Mi madre, por el contrario, siempre se dirigía a mí de la misma forma, dulce pero fría. En los libros infantiles suelen encontrarse estas madres, sentenciosas y rectas. Ella me quería, pero yo a ella no. Así es, rechazaba a mi virtuosa madre y quería a mi padre con todo mi ser.

Pero es suficiente por el día de hoy. El principio ya lo tengo y por el final, sea el que sea, no tengo que preocuparme. De él se encarga mi enfermedad.

21 de marzo

Hoy hace un tiempo extraordinario. Es un día cálido, claro; el sol juega alegre con la nieve derretida; todo brilla, humea, gotea; los gorriones gritan como locos junto a las vallas oscuras empañadas; el aire húmedo me irrita el pecho dulce y terriblemente. ¡La primavera, la primavera ha llegado! Estoy sentado debajo de la ventana y miro más allá del río, al campo. ¡Oh, Naturaleza, Naturaleza! Te quiero tanto, y de tus entrañas salí yo incapaz incluso para la vida. Ahí salta un gorrión macho con las alas desplegadas; chilla y cada sonido de su voz, cada pluma erizada de su pequeño cuerpo, respira salud y fuerza…

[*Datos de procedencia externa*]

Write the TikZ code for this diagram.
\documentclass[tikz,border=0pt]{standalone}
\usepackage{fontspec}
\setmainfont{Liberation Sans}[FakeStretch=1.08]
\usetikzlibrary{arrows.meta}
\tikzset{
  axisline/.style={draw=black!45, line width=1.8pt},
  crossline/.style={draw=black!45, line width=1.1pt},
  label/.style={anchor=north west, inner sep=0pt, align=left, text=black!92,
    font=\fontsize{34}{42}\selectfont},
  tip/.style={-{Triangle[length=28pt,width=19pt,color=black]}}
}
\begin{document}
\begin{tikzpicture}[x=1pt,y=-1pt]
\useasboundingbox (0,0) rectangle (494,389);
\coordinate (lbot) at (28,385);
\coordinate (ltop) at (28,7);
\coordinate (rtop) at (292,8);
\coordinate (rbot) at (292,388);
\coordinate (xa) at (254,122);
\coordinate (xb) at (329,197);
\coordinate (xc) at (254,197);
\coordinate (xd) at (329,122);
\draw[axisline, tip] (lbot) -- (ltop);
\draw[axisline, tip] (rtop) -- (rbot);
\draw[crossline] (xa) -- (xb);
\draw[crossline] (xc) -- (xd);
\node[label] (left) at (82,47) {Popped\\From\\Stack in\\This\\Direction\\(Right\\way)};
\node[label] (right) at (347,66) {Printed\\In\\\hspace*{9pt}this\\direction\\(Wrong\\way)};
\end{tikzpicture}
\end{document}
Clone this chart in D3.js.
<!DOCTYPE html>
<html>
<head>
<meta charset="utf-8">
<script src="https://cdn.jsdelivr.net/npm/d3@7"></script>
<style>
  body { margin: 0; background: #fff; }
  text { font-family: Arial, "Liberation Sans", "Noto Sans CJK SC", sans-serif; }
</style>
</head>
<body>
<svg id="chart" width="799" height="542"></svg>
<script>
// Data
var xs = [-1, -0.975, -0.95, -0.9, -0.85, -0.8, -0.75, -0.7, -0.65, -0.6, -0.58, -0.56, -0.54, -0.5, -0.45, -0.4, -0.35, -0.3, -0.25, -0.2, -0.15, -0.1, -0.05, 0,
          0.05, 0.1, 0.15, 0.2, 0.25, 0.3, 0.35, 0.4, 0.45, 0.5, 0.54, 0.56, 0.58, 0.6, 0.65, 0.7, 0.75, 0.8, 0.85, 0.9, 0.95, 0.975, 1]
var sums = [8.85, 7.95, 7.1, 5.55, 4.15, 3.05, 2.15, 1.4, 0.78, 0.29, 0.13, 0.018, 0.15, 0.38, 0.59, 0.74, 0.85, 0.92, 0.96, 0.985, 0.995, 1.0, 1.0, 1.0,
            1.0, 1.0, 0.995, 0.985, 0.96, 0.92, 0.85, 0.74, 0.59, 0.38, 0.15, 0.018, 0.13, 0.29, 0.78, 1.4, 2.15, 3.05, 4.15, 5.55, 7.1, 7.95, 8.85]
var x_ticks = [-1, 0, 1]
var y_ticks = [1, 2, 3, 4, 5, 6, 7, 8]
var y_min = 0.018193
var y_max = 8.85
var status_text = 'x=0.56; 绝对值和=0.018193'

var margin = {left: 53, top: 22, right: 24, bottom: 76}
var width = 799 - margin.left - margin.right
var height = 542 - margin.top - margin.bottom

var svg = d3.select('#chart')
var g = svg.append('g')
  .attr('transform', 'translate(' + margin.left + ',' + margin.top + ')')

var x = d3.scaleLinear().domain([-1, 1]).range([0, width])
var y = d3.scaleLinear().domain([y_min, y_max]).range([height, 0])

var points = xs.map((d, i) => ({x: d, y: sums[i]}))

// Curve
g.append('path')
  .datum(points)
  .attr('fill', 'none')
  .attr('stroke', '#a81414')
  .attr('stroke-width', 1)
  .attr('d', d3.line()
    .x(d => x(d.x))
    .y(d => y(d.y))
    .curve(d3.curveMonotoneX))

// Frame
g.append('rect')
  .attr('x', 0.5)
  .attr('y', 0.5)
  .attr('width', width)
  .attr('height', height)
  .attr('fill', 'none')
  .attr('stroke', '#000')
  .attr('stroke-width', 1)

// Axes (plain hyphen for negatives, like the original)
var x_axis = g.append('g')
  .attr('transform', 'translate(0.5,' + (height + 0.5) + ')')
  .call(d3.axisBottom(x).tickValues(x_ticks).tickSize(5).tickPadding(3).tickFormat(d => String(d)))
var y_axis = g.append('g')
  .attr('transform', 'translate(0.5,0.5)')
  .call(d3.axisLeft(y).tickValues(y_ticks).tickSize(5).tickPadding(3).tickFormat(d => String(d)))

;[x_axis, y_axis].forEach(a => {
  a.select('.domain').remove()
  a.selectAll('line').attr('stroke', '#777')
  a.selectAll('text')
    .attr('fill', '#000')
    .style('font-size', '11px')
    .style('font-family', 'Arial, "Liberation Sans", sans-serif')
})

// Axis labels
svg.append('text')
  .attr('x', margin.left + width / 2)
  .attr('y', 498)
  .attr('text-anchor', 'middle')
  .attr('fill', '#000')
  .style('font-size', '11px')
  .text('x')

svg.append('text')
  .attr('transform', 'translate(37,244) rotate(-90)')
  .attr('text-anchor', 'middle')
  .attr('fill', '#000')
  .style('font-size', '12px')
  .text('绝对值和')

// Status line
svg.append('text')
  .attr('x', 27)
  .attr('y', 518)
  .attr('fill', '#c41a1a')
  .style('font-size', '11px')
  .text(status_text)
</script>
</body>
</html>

Y ¿qué puede deducirse aquí? Nada. Él está sano y tiene derecho a gritar y a erizar las plumas, mientras que yo estoy enfermo y he de morir, eso es todo. No merece la pena hablar más de esto. Y los llamamientos lagrimosos a la Naturaleza son cómicos y absurdos. Regresemos a la narración.

Como ya se ha dicho, tuve una infancia muy mala y triste. No tuve hermanos ni hermanas. Me educaron en casa. ¿A qué se habría dedicado mi madre si me hubieran entregado a un internado o a alguna institución del Estado? Para eso son los niños, para que los padres no se aburran. Vivíamos sobre todo en la aldea, a veces íbamos a Moscú. Tuve preceptores y maestros, como es costumbre; en mi memoria se ha quedado, sobre todo, un alemán raquítico y lacrimoso, Rickmann, un ser increíblemente triste y abatido por el destino, al que en vano consumía la penosa nostalgia por su lejana patria. Mi tío Vasili, apodado Gusynia, solía sentarse junto al horno, en el ambiente terriblemente cargado de la estrecha antesala, impregnada por completo de olor ácido a kvas1 añejo, sin afeitar y con su eterno caftán cosaco de arpillera azul, bueno, pues se sentaba ahí y jugaba a las cartas, al reto, con Potap, el cochero, quien acababa de estrenar zamarra de piel de oveja, blanca como la espuma, y botas irrompibles engrasadas con lardo, mientras Rickmann cantaba al otro lado del tabique:

Herz, mein Herz, warum so traurig?

Was bekümmert dich so sehr?

S’ist ja schön im fremden Lande.

Herz, mein Herz, was willst du mehr?2

Bebida rusa de muy baja graduación, obtenida de la fermentación de pan de centeno y frutas.

2 ¿Por qué estás tan triste, corazón? / ¿Qué es eso que tanto te desespera? / Se está bien en tierra extranjera. / ¿Qué más puedes pedir, corazón? (Traducción del alemán de Carlos Fortea).